Given exercise
Copy out the lines that include the word "this".

Data
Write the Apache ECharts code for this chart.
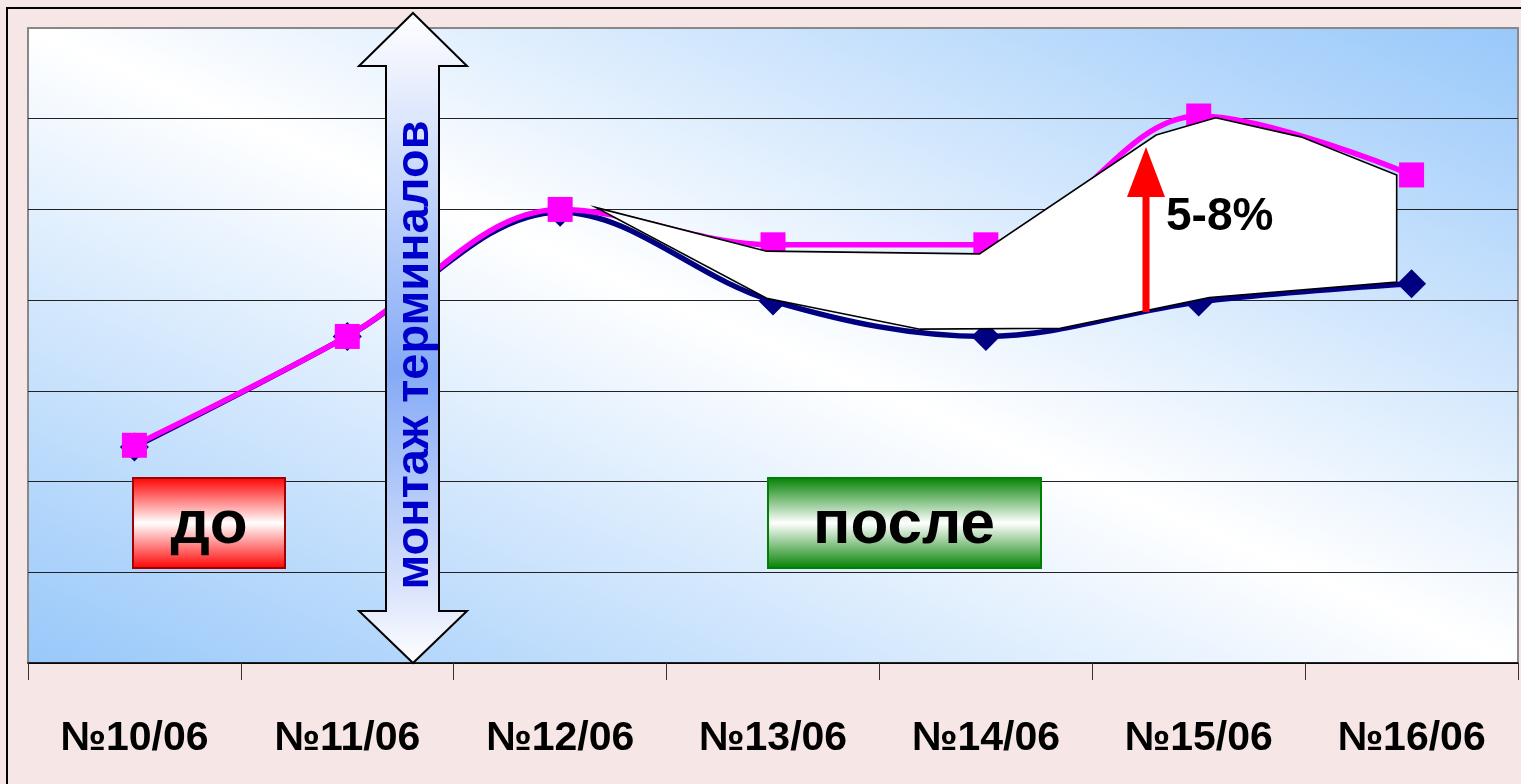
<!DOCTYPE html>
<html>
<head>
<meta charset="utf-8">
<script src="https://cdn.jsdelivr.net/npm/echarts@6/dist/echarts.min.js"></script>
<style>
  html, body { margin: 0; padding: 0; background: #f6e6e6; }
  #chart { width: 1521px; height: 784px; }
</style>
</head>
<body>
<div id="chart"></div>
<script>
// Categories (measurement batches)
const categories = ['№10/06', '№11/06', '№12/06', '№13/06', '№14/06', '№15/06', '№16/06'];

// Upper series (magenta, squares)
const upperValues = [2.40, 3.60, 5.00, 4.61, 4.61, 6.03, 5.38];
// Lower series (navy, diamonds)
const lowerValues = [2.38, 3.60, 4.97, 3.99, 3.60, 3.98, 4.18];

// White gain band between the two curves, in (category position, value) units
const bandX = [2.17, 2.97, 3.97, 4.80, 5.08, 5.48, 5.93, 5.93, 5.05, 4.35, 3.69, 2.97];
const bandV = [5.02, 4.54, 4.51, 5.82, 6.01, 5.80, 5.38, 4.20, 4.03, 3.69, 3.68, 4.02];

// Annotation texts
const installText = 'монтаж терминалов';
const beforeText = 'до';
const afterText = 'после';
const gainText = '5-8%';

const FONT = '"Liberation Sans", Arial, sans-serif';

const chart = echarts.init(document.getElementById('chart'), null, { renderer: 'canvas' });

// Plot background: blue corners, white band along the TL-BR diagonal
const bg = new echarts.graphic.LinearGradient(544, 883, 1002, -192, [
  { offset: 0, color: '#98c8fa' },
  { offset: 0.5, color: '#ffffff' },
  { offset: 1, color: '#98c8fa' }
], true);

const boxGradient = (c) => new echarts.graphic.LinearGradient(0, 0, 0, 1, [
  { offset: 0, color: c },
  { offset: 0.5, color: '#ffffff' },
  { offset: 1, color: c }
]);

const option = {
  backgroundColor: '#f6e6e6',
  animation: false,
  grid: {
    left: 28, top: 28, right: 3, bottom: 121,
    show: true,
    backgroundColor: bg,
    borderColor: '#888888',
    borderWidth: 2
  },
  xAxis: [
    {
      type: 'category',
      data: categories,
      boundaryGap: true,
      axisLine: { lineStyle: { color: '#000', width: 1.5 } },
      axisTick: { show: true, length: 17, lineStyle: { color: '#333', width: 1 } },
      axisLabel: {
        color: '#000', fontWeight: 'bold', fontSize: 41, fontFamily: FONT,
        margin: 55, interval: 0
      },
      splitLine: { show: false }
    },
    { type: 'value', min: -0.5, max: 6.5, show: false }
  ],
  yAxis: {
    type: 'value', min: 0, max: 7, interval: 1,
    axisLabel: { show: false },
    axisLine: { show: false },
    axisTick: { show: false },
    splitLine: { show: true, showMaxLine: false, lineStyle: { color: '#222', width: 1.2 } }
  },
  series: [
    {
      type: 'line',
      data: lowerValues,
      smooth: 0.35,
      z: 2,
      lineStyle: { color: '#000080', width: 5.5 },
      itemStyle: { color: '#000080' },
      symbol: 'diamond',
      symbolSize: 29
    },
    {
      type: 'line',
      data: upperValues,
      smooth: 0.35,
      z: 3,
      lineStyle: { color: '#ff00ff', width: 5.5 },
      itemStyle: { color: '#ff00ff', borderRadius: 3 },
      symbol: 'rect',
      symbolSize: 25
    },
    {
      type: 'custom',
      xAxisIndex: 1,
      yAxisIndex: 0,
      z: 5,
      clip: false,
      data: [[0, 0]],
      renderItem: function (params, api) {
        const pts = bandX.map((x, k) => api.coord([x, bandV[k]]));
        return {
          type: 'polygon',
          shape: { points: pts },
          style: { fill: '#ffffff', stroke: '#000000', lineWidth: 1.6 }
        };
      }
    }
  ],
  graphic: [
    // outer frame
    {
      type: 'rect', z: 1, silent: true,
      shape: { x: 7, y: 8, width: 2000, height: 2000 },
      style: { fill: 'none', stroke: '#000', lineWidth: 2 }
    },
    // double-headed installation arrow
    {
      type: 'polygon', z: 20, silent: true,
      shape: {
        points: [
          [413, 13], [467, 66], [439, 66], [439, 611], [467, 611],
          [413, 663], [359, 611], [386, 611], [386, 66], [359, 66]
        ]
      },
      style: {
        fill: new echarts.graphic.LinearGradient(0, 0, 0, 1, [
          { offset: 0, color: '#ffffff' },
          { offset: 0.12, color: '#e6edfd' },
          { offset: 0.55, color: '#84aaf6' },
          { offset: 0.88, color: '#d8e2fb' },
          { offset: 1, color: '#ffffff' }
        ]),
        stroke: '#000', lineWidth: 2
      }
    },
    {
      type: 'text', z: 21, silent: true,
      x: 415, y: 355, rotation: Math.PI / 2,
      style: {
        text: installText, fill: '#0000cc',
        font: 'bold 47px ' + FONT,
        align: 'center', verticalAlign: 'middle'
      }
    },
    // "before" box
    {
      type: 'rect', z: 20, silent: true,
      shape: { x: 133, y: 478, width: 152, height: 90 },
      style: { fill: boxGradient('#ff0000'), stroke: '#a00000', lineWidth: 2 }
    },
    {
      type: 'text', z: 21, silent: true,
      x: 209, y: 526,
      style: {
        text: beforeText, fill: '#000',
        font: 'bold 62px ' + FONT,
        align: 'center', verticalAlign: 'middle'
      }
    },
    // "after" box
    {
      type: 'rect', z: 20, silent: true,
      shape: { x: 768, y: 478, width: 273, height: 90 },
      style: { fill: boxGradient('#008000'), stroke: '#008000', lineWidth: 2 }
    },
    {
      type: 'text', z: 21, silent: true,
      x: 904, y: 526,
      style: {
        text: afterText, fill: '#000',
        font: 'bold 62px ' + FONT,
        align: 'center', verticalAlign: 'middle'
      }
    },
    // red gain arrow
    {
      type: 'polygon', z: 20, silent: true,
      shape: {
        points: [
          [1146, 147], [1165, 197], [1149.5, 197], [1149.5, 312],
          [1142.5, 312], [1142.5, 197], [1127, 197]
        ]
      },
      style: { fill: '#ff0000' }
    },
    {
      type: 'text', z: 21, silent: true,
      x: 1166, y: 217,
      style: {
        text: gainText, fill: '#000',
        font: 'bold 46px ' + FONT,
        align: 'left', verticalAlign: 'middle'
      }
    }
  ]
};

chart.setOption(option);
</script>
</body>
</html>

* * *

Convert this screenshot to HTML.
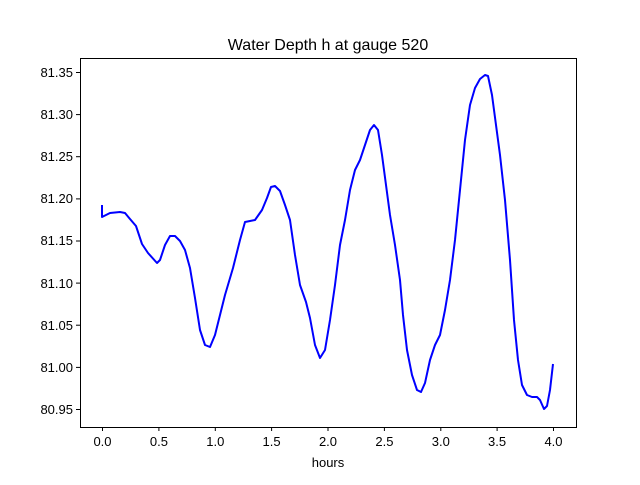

Task output
Write the Apache ECharts code for this chart.
Convert this screenshot to HTML.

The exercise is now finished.